Oh là là!

Baguette, Croissant, Café au lait – in etwa darauf beschränkt sich mein doch recht eingerosteter französischer Wortschatz, als Hotti beschließt, ein Freiwilliges Soziales Jahr in der Marseillaise zu verbringen. Damit ich mir aber, wenn ich meine Erstgeborene in der Fremde heimsuchen werde, keine allzu große Blöße gebe und wenigstens autonom ein Pain au chocolat bestellen kann, melde ich mich directement bei einem Auffrischungskurs in der ortsansässigen Volkshochschule an. Meine onkologischen Behandlungen nehmen allmählich ab, sodass ich – trotz wiederhergestellter Berufstätigkeit – hinreichend Zeit und Raum für ein neues Hobby haben sollte. Darüber hinaus gilt das Erlernen einer Sprache ja als sehr förderlich, wenn man durch eine Chemotherapie die eine oder andere Gehirnzelle eingebüßt und infolgedessen mit verlangsamtem Arbeitsspeicher zu kämpfen hat. Pluspunkte also, so weit das Auge reicht!

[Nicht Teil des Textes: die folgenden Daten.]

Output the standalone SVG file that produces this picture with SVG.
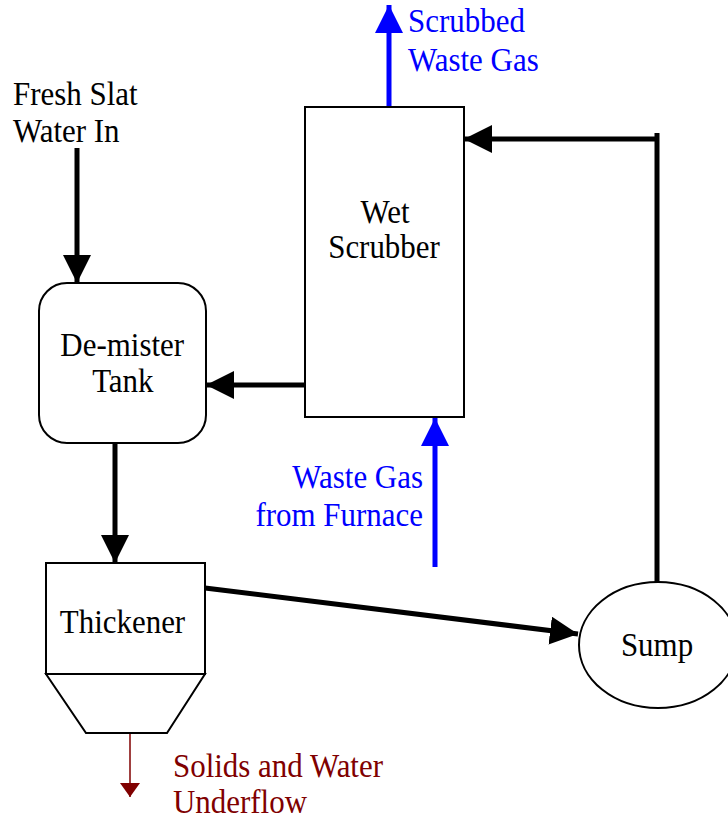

Fortan werde ich nun donnerstagabends gepflegte Konversation auf Französisch betreiben. Vor dem ersten Termin besorge ich mir das entsprechende Arbeitsbuch, ein neues Schulheft sowie ein Vokabelheft und bin einigermaßen aufgeregt – oh là là! Die Ernüchterung folgt jedoch recht schnell. Denn die Französisch-Lehrerin, Madame Grammaire, ist eine fahrige und schlechtgelaunte Frau, die den Eindruck erweckt, zu diesem Kurs gezwungen zu werden. Jede Woche kämpft sie aufs Neue mit dem jüngst installierten Smartboard und korrigiert denkbar genervt jeden Aussprachefehler der Teilnehmenden. Diese sind nicht minder schrullig. Der junge Herr Pfau beispielsweise prahlt zu Beginn jeder Stunde damit, seine Hausaufgaben gemacht zu haben, und ruft, sobald er irgendetwas zu wissen glaubt, laut in die Runde. Die pensionierte Frau Stör hingegen fängt unaufgefordert an, ihre Übersetzung irgendeines französischen Textes vorzulesen, wobei ihre Aussprache so grottig ist, dass es mir die Fußnägel hochrollt. Eine andere ältere Dame wiederum nutzt den Sprachkurs, um ihren Mitmenschen ihre Sicht auf Corona und die entsprechenden Begleitumstände darzulegen.

Savoir-vivre geht anders

Trotz dieser widrigen Umstände bin ich zunächst topmotiviert und laufe bald zu Hochform auf. Bereits nach der dritten Stunde kann ich jeder Französin fließend herunterbeten, welche Sehenswürdigkeiten mich in Paris beeindrucken, und darauf hinweisen, dass meine Stadt Lingendingen zwar mehrere Parks und Theater hat, jedoch über keinen Flughafen verfügt. Ich kann souverän nach dem Weg zum Bahnhof fragen, meine Mailadresse buchstabieren und drei Kilo Karotten kaufen. Gut möglich, dass ich damit den anderen Kursteilnehmer*innen genauso auf den Keks gehe, denn nach dem sechsten Termin sitzen wir nur noch zu dritt im Raum: Madame Grammaire, Frau Stör und ich. Die Stimmung sinkt zunehmend. Meine Hausaufgaben mache ich, wie einst zu Schulzeiten, eine halbe Stunde vor Unterrichtsbeginn, und Madame Grammaire beendet die Stunde vorzeitig mit den Worten: „Lassen wir’s gut sein.“

Nach Woche zehn bekomme ich bereits dienstags schlechte Laune, weil übermorgen wieder Donnerstag ist, ich mein Referat über Lyon und seine Stadtentwicklung noch nicht mal angefangen habe und Madame Grammaire ihre diesbezüglichen Erwartungen klar geäußert hatte: „Schauen Sie sich die Sachen an, damit Sie was erzählen können – ich will hier nicht immer die Monologe halten!“ Von wegen Savoir-vivre, so hatte ich mir das Ganze beim besten Willen nicht vorgestellt. Als Chéri und ich uns dann nach sehr langem Hin und Her endlich dazu entschließen können, bei einem Wohnprojekt einzusteigen, dessen Online-Treffen zufälligerweise donnerstagabends stattfinden, schmeiße ich hin. Madame Grammaire – ohne misch, au Renoir!

5 Kommentare

  1. Oh oh.
    Das legt ja fast den Verdacht nahe, als hättet ihr euch vor allem wegen des Französich- Kurses für das Wohnprojekt entschieden. 🧐😇
    Maitenent tu veux parle francais Avec moi?